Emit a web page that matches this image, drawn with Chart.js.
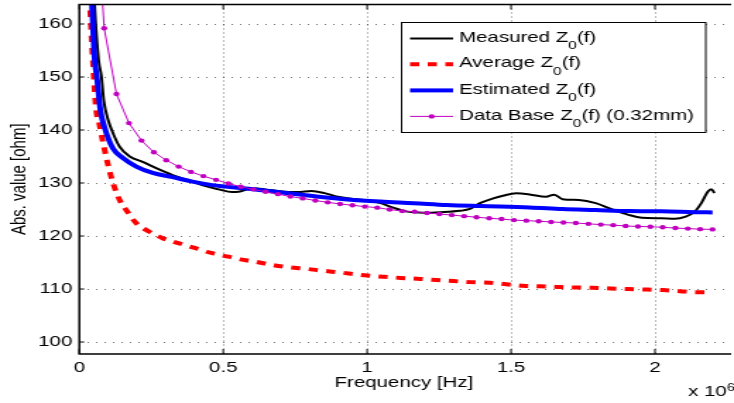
<!DOCTYPE html>
<html>
<head>
<meta charset="utf-8">
<script src="https://cdn.jsdelivr.net/npm/chart.js@4.4.1/dist/chart.umd.min.js"></script>
<style>
  html, body { margin: 0; padding: 0; background: #fff; }
  #chart { display: block; }
</style>
</head>
<body>
<!-- drawn at 520px wide, then stretched to 734px like the original figure -->
<canvas id="chart" width="520" height="403" style="width:734px;height:403px"></canvas>
<script>
// frequency in units of 10^6 Hz, impedance in ohm
const measuredF = [0.046, 0.053, 0.067, 0.077, 0.085, 0.1, 0.117, 0.14, 0.175, 0.22, 0.267, 0.324, 0.393, 0.439, 0.485, 0.53, 0.553, 0.6, 0.646, 0.703, 0.76, 0.806, 0.852, 0.898, 0.95, 1.0, 1.047, 1.093, 1.139, 1.197, 1.254, 1.323, 1.357, 1.392, 1.438, 1.472, 1.518, 1.564, 1.621, 1.65, 1.679, 1.736, 1.794, 1.852, 1.908, 1.954, 2.023, 2.069, 2.104, 2.138, 2.161, 2.184, 2.196, 2.207];
const measuredZ = [172, 163.6, 153.2, 150.0, 145.5, 141.9, 139.4, 136.85, 135.0, 134.0, 132.8, 131.5, 130.25, 129.4, 128.8, 128.3, 128.35, 129.0, 128.8, 128.4, 128.3, 128.5, 128.1, 127.4, 127.0, 126.7, 126.2, 125.3, 124.6, 124.4, 124.5, 124.75, 125.1, 126.2, 127.1, 127.6, 128.05, 127.85, 127.4, 127.8, 126.95, 126.8, 126.2, 125.0, 124.0, 123.45, 123.35, 123.25, 123.6, 124.6, 126.2, 128.4, 128.8, 128.1];

const averageF = [0.03, 0.04, 0.047, 0.058, 0.07, 0.079, 0.098, 0.117, 0.14, 0.163, 0.198, 0.2435, 0.289, 0.347, 0.404, 0.462, 0.519, 0.571, 0.611, 0.674, 0.73, 0.789, 0.846, 0.909, 0.99, 1.059, 1.116, 1.185, 1.242, 1.3, 1.357, 1.426, 1.483, 1.541, 1.6, 1.657, 1.719, 1.782, 1.845, 1.908, 1.972, 2.029, 2.086, 2.144, 2.2];
const averageZ = [172, 160, 153, 144, 141, 138.5, 133.8, 130.0, 126.8, 124.9, 122.4, 120.8, 119.6, 118.6, 117.7, 116.75, 116.1, 115.5, 115.15, 114.5, 114.1, 113.8, 113.45, 113.1, 112.6, 112.3, 112.1, 111.9, 111.7, 111.5, 111.3, 111.2, 110.9, 110.6, 110.5, 110.4, 110.3, 110.25, 110.1, 110.0, 109.9, 109.8, 109.6, 109.4, 109.4];

const estimatedF = [0.035, 0.044, 0.053, 0.062, 0.073, 0.087, 0.117, 0.152, 0.198, 0.255, 0.324, 0.393, 0.462, 0.588, 0.703, 0.818, 0.932, 1.047, 1.162, 1.277, 1.392, 1.564, 1.679, 1.794, 1.908, 2.023, 2.138, 2.2];
const estimatedZ = [175, 163.6, 153.5, 149.5, 143.8, 140.6, 136.5, 134.7, 133.1, 131.9, 131.1, 130.25, 129.6, 128.9, 128.2, 127.5, 126.9, 126.5, 126.2, 125.85, 125.65, 125.4, 125.1, 124.9, 124.7, 124.65, 124.5, 124.45];

const dbF = [0.0431, 0.0863, 0.129, 0.1725, 0.216, 0.259, 0.302, 0.345, 0.388, 0.431, 0.475, 0.518, 0.561, 0.604, 0.647, 0.69, 0.733, 0.776, 0.82, 0.863, 0.906, 0.949, 0.992, 1.035, 1.078, 1.122, 1.165, 1.208, 1.251, 1.294, 1.337, 1.38, 1.424, 1.467, 1.51, 1.553, 1.596, 1.639, 1.682, 1.725, 1.769, 1.812, 1.855, 1.898, 1.941, 1.984, 2.027, 2.071, 2.114, 2.157, 2.2];
const dbZ = [197, 159.2, 146.8, 141.3, 138.0, 135.8, 134.3, 133.1, 132.1, 131.3, 130.6, 129.9, 129.3, 128.8, 128.35, 127.9, 127.45, 127.1, 126.7, 126.35, 126.05, 125.8, 125.55, 125.35, 125.0, 124.7, 124.6, 124.35, 124.15, 123.95, 123.75, 123.55, 123.35, 123.2, 123.0, 122.9, 122.8, 122.65, 122.55, 122.45, 122.3, 122.15, 122.05, 121.9, 121.8, 121.75, 121.65, 121.5, 121.4, 121.3, 121.25];

const xTicks = [0, 0.5, 1, 1.5, 2];
const xTickLabels = ['0', '0.5', '1', '1.5', '2'];
const yTicks = [100, 110, 120, 130, 140, 150, 160];
const yTickLabels = ['100', '110', '120', '130', '140', '150', '160'];
const xExponent = ['x 10', '6'];
// legend text split as [before subscript, subscript, after subscript]
const legendText = [
  ['Measured Z', '0', '(f)'],
  ['Average Z', '0', '(f)'],
  ['Estimated Z', '0', '(f)'],
  ['Data Base Z', '0', '(f) (0.32mm)']
];

const FONT = "'Liberation Sans', Arial, Helvetica, sans-serif";
const MAGENTA = '#c000c0';
const GRID = 'rgba(0,0,0,0.55)';
const pts = (xs, ys) => xs.map((x, i) => ({ x, y: ys[i] }));

// axes box, inward ticks, legend and the x 10^6 note
const figurePlugin = {
  id: 'figure',
  afterDraw(chart) {
    const ctx = chart.ctx;
    const a = chart.chartArea;
    const xs = chart.scales.x, ys = chart.scales.y;
    ctx.save();
    ctx.strokeStyle = '#000';
    ctx.lineWidth = 1.5;
    ctx.beginPath();
    ctx.moveTo(a.right + 2, a.top); ctx.lineTo(a.left, a.top);
    ctx.lineTo(a.left, a.bottom); ctx.lineTo(a.right + 2, a.bottom);
    ctx.stroke();

    ctx.lineWidth = 1;
    ctx.beginPath();
    xTicks.forEach(v => {
      const px = xs.getPixelForValue(v);
      ctx.moveTo(px, a.bottom); ctx.lineTo(px, a.bottom - 5);
      ctx.moveTo(px, a.top); ctx.lineTo(px, a.top + 5);
    });
    yTicks.forEach(v => {
      const py = ys.getPixelForValue(v);
      ctx.moveTo(a.left, py); ctx.lineTo(a.left + 3.5, py);
    });
    ctx.stroke();

    // legend
    const bx = 284.5, by = 22.5, bw = 215.5, bh = 110;
    ctx.fillStyle = '#fff';
    ctx.fillRect(bx, by, bw, bh);
    ctx.strokeStyle = '#000';
    ctx.lineWidth = 1;
    ctx.strokeRect(bx, by, bw, bh);
    const rowBase = [41.7, 67.4, 93.6, 119.6];
    chart.data.datasets.forEach((ds, i) => {
      const ly = rowBase[i] - 3.2;
      ctx.save();
      ctx.strokeStyle = ds.borderColor;
      ctx.lineWidth = ds.borderWidth;
      ctx.setLineDash(ds.borderDash || []);
      ctx.beginPath();
      ctx.moveTo(290.5, ly); ctx.lineTo(321, ly);
      ctx.stroke();
      ctx.restore();
      if (ds.pointRadius) {
        ctx.fillStyle = ds.borderColor;
        ctx.beginPath();
        ctx.arc(305.8, ly, ds.pointRadius, 0, Math.PI * 2);
        ctx.fill();
      }
      const [t1, sub, t2] = legendText[i];
      ctx.fillStyle = '#000';
      ctx.textBaseline = 'alphabetic';
      ctx.textAlign = 'left';
      let tx = 325.2;
      ctx.font = '14.5px ' + FONT;
      ctx.fillText(t1, tx, rowBase[i]);
      tx += ctx.measureText(t1).width;
      ctx.font = '11px ' + FONT;
      ctx.fillText(sub, tx, rowBase[i] + 7.5);
      tx += ctx.measureText(sub).width;
      ctx.font = '14.5px ' + FONT;
      ctx.fillText(t2, tx, rowBase[i]);
    });

    // exponent of the x axis
    ctx.fillStyle = '#000';
    ctx.textBaseline = 'alphabetic';
    ctx.textAlign = 'left';
    ctx.font = '14.5px ' + FONT;
    ctx.fillText(xExponent[0], 487.4, 395.5);
    const ew = ctx.measureText(xExponent[0]).width;
    ctx.font = '10px ' + FONT;
    ctx.fillText(xExponent[1], 487.4 + ew + 0.3, 391);
    ctx.restore();
  }
};

new Chart(document.getElementById('chart'), {
  type: 'line',
  data: {
    datasets: [
      { label: 'Measured', data: pts(measuredF, measuredZ), borderColor: '#000000', borderWidth: 2,
        pointRadius: 0, cubicInterpolationMode: 'monotone', order: 3 },
      { label: 'Average', data: pts(averageF, averageZ), borderColor: '#ff0000', borderWidth: 4,
        borderDash: [6.5, 6], pointRadius: 0, cubicInterpolationMode: 'monotone', order: 2 },
      { label: 'Estimated', data: pts(estimatedF, estimatedZ), borderColor: '#0000ff', borderWidth: 4,
        pointRadius: 0, cubicInterpolationMode: 'monotone', order: 1 },
      { label: 'Data Base', data: pts(dbF, dbZ), borderColor: MAGENTA, borderWidth: 1,
        pointRadius: 2.2, pointBackgroundColor: MAGENTA, pointBorderWidth: 0, tension: 0, order: 0 }
    ]
  },
  options: {
    responsive: false,
    animation: false,
    devicePixelRatio: 1,
    layout: { padding: { top: 4.5, right: 0, bottom: 0, left: 0 } },
    plugins: { legend: { display: false }, tooltip: { enabled: false } },
    scales: {
      x: {
        type: 'linear', min: 0, max: 2.255,
        afterBuildTicks: s => { s.ticks = xTicks.map(v => ({ value: v })); },
        afterFit: s => { s.height = 49; s.paddingLeft = 0; s.paddingRight = 0; },
        grid: { color: GRID, lineWidth: 1, drawTicks: false },
        border: { display: false, dash: [1, 3] },
        ticks: { padding: 5, color: '#000', autoSkip: false, maxRotation: 0,
          font: { family: FONT, size: 14.5 }, callback: (v, i) => xTickLabels[i] },
        title: { display: true, text: 'Frequency [Hz]', color: '#000',
          font: { family: FONT, size: 14.5 }, padding: { top: 0, bottom: 11.3 } }
      },
      y: {
        type: 'linear', min: 97.74, max: 163.68,
        afterBuildTicks: s => { s.ticks = yTicks.map(v => ({ value: v })); },
        afterFit: s => { s.width = 56.2; s.paddingTop = 0; s.paddingBottom = 0; },
        grid: { color: GRID, lineWidth: 1, drawTicks: false },
        border: { display: false, dash: [1, 5] },
        ticks: { padding: 5, color: '#000', font: { family: FONT, size: 14.5 },
          callback: (v, i) => yTickLabels[i] },
        title: { display: true, text: 'Abs. value [ohm]', color: '#000',
          font: { family: FONT, size: 15 }, padding: { top: 5, bottom: 0 } }
      }
    }
  },
  plugins: [figurePlugin]
});
</script>
</body>
</html>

#### TASK DETAILS
Pictures stay out. Repeat only the lines from the beginning of the data through the line that has "109.6, 109.4, 109.4];".

#### FINISHED EXERCISE
Emit a web page that matches this image, drawn with Chart.js.
<!DOCTYPE html>
<html>
<head>
<meta charset="utf-8">
<script src="https://cdn.jsdelivr.net/npm/chart.js@4.4.1/dist/chart.umd.min.js"></script>
<style>
  html, body { margin: 0; padding: 0; background: #fff; }
  #chart { display: block; }
</style>
</head>
<body>
<!-- drawn at 520px wide, then stretched to 734px like the original figure -->
<canvas id="chart" width="520" height="403" style="width:734px;height:403px"></canvas>
<script>
// frequency in units of 10^6 Hz, impedance in ohm
const measuredF = [0.046, 0.053, 0.067, 0.077, 0.085, 0.1, 0.117, 0.14, 0.175, 0.22, 0.267, 0.324, 0.393, 0.439, 0.485, 0.53, 0.553, 0.6, 0.646, 0.703, 0.76, 0.806, 0.852, 0.898, 0.95, 1.0, 1.047, 1.093, 1.139, 1.197, 1.254, 1.323, 1.357, 1.392, 1.438, 1.472, 1.518, 1.564, 1.621, 1.65, 1.679, 1.736, 1.794, 1.852, 1.908, 1.954, 2.023, 2.069, 2.104, 2.138, 2.161, 2.184, 2.196, 2.207];
const measuredZ = [172, 163.6, 153.2, 150.0, 145.5, 141.9, 139.4, 136.85, 135.0, 134.0, 132.8, 131.5, 130.25, 129.4, 128.8, 128.3, 128.35, 129.0, 128.8, 128.4, 128.3, 128.5, 128.1, 127.4, 127.0, 126.7, 126.2, 125.3, 124.6, 124.4, 124.5, 124.75, 125.1, 126.2, 127.1, 127.6, 128.05, 127.85, 127.4, 127.8, 126.95, 126.8, 126.2, 125.0, 124.0, 123.45, 123.35, 123.25, 123.6, 124.6, 126.2, 128.4, 128.8, 128.1];

const averageF = [0.03, 0.04, 0.047, 0.058, 0.07, 0.079, 0.098, 0.117, 0.14, 0.163, 0.198, 0.2435, 0.289, 0.347, 0.404, 0.462, 0.519, 0.571, 0.611, 0.674, 0.73, 0.789, 0.846, 0.909, 0.99, 1.059, 1.116, 1.185, 1.242, 1.3, 1.357, 1.426, 1.483, 1.541, 1.6, 1.657, 1.719, 1.782, 1.845, 1.908, 1.972, 2.029, 2.086, 2.144, 2.2];
const averageZ = [172, 160, 153, 144, 141, 138.5, 133.8, 130.0, 126.8, 124.9, 122.4, 120.8, 119.6, 118.6, 117.7, 116.75, 116.1, 115.5, 115.15, 114.5, 114.1, 113.8, 113.45, 113.1, 112.6, 112.3, 112.1, 111.9, 111.7, 111.5, 111.3, 111.2, 110.9, 110.6, 110.5, 110.4, 110.3, 110.25, 110.1, 110.0, 109.9, 109.8, 109.6, 109.4, 109.4];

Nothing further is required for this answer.